Sono importanti gli atti formali e le parole (oggi alcune figure tra le più rispettate nello Stato ebraico non esitano più a parlare di “genocidio”), eppure in questo frangente si impongono azioni più circoscritte e dirette. Siamo in una fase cupa nella quale è doverosa la critica alla guerra condotta a Gaza, e dobbiamo tuttavia restare più che vigili per non permettere il riaffiorare di odiose manifestazioni di antisemitismo.
Il presidente della Repubblica Sergio Mattarella ha indicato in maniera esemplare come la condanna delle stragi (non più semplice errore) deve evitare in ogni modo la colpevolizzazione di una religione e dei suoi fedeli, pena ricadere nella barbarie cui abbiamo assistito nella Seconda guerra mondiale. L’esitazione del nostro esecutivo a seguire i principali partner europei (compresa la Gran Bretagna) sulla via del riconoscimento dello Stato di Palestina potrebbe essere giustificata se si proponesse un’altra via per interrompere uno dei conflitti più sanguinosi, costato la vita finora a quasi il 3% della popolazione della Striscia (come se in Italia fossero morte un milione e settecentomila persone), con il rischio di un repentino peggioramento se le forniture alimentari non riprenderanno a pieno ritmo. Che cosa vogliamo fare come singolo Paese e come Europa? I lanci di viveri nelle quantità attuali non appaiono per nulla risolutivi.
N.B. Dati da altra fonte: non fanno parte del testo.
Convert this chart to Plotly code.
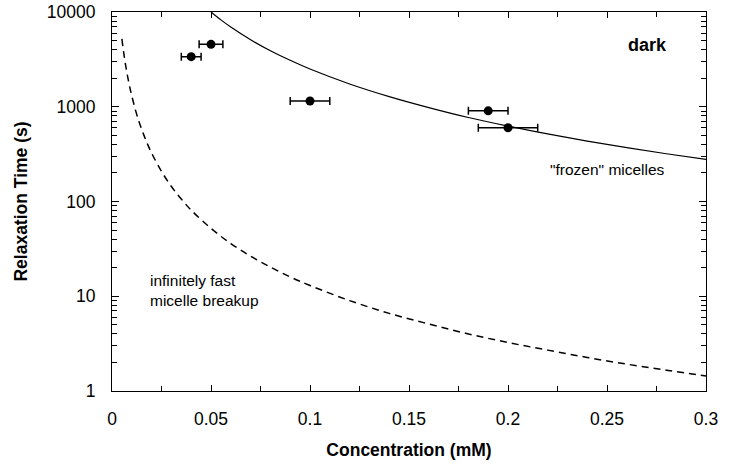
import plotly.graph_objects as go

# Measured data points
conc = [0.04, 0.05, 0.10, 0.19, 0.20]
tau = [3380, 4560, 1150, 905, 600]
conc_err = [0.005, 0.006, 0.010, 0.010, 0.015]

# "frozen" micelles curve
frozen_c = [0.05, 0.055, 0.06, 0.07, 0.08, 0.09, 0.10, 0.12, 0.14, 0.16, 0.18,
            0.20, 0.22, 0.24, 0.26, 0.28, 0.30]
frozen_t = [10000, 8260, 6940, 5100, 3900, 3090, 2500, 1740, 1280, 980, 770,
            625, 517, 434, 370, 319, 278]

# infinitely fast micelle breakup curve
fast_c = [0.005, 0.006, 0.007, 0.008, 0.009, 0.010, 0.012, 0.014, 0.016, 0.018,
          0.020, 0.025, 0.030, 0.035, 0.040, 0.050, 0.060, 0.070, 0.080, 0.090,
          0.10, 0.12, 0.14, 0.16, 0.18, 0.20, 0.22, 0.24, 0.26, 0.28, 0.30]
fast_t = [5200, 3610, 2650, 2030, 1600, 1300, 900, 663, 508, 401,
          325, 208, 144, 106, 81, 52, 36, 26.5, 20.3, 16,
          13, 9.0, 6.6, 5.1, 4.0, 3.25, 2.7, 2.26, 1.92, 1.66, 1.44]

x_ticks = [0, 0.05, 0.1, 0.15, 0.2, 0.25, 0.3]
x_ticktext = ["0", "0.05", "0.1", "0.15", "0.2", "0.25", "0.3"]
y_ticks = [1, 10, 100, 1000, 10000]
y_ticktext = ["1", "10", "100", "1000", "10000"]

FONT = "Liberation Sans, Arial, sans-serif"

fig = go.Figure()
fig.add_trace(go.Scatter(x=frozen_c, y=frozen_t, mode="lines",
                         line=dict(color="black", width=1.2, shape="spline"),
                         showlegend=False, hoverinfo="skip"))
fig.add_trace(go.Scatter(x=fast_c, y=fast_t, mode="lines",
                         line=dict(color="black", width=1.5, dash="7px,5px", shape="spline"),
                         showlegend=False, hoverinfo="skip"))
fig.add_trace(go.Scatter(x=conc, y=tau, mode="markers",
                         marker=dict(color="black", size=9),
                         error_x=dict(type="data", array=conc_err, color="black",
                                      thickness=1.5, width=4),
                         showlegend=False))

fig.add_annotation(x=0.0183, y=1.066, xref="x", yref="y", yanchor="middle",
                   xanchor="left", align="left", showarrow=False,
                   text="infinitely fast<br>micelle breakup",
                   font=dict(family=FONT, size=15.5, color="black"))
fig.add_annotation(x=0.2505, y=2.343, xref="x", yref="y", showarrow=False,
                   text="\"frozen\" micelles",
                   font=dict(family=FONT, size=15.5, color="black"))
fig.add_annotation(x=0.2702, y=3.652, xref="x", yref="y", showarrow=False,
                   text="<b>dark</b>",
                   font=dict(family=FONT, size=18, color="black"))

fig.update_layout(
    width=745, height=467,
    margin=dict(l=112, r=39, t=12, b=76),
    paper_bgcolor="white", plot_bgcolor="white",
    font=dict(family=FONT, color="black"),
    xaxis=dict(range=[0, 0.3], tickvals=x_ticks, ticktext=x_ticktext,
               automargin=False,
               ticks="inside", ticklen=6, tickwidth=1, tickcolor="black",
               showline=True, linecolor="black", linewidth=1, mirror="ticks",
               showgrid=False, zeroline=False,
               tickfont=dict(family=FONT, size=17.5),
               ticklabelstandoff=12,
               minor=dict(ticks="inside", ticklen=5, tickcolor="black", dtick=0.025,
                          showgrid=False),
               title=dict(text="<b>Concentration (mM)</b>", standoff=15,
                          font=dict(family=FONT, size=17.5))),
    yaxis=dict(type="log", range=[0, 4], tickvals=y_ticks, ticktext=y_ticktext,
               automargin=False,
               ticks="inside", ticklen=7, tickwidth=1, tickcolor="black",
               showline=True, linecolor="black", linewidth=1, mirror="ticks",
               showgrid=False, zeroline=False,
               tickfont=dict(family=FONT, size=17.5),
               ticklabelstandoff=12,
               minor=dict(ticks="inside", ticklen=5, tickcolor="black", dtick="D1",
                          showgrid=False),
               title=dict(text="<b>Relaxation Time (s)</b>", standoff=14,
                          font=dict(family=FONT, size=17.5))),
)

fig.write_html("out.html",
               config={"displayModeBar": False},
               post_script="document.body.style.margin='0';document.body.style.overflow='hidden';")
Posto che la sicurezza di Israele non va messa a rischio, consentire che un numero sufficiente di camion delle Nazioni Unite con derrate e medicine abbiano accesso a Gaza non sembra attualmente una minaccia. In questo momento, allentare unilateralmente la presa sulla Striscia significherebbe indebolire ancora di più il consenso ad Hamas, che attraverso la sua criminale ostinazione nel non rilasciare gli ostaggi del 7 ottobre contribuisce alla tragedia della propria gente. Ecco allora che la pressione su Netanyahu e i suoi alleati interni va esercitata con maggior determinazione ora. Non sarà una solenne cerimonia al Palazzo delle Nazioni Unite a ridare la speranza a un popolo martoriato, come già oggi avere in mano il passaporto palestinese (che pure sarebbe motivo d’orgoglio) non basta per varcare le frontiere.
A pesare davvero potrebbero invece essere sospensioni di accordi militari e commerciali (non quelli sulla ricerca scientifica, si spera, nel momento in cui alcune università israeliane hanno preso posizione critica verso i propri rappresentanti politici). Ancora una volta, non si tratta di boicottare una nazione amica, ma indurre un governo a ripristinare la legalità internazionale e rispettare il diritto umanitario. Il percorso verso due Stati, qualunque ne siano le forme e i tempi, passa necessariamente dalla salvezza della popolazione che dovrebbe abitare uno di essi.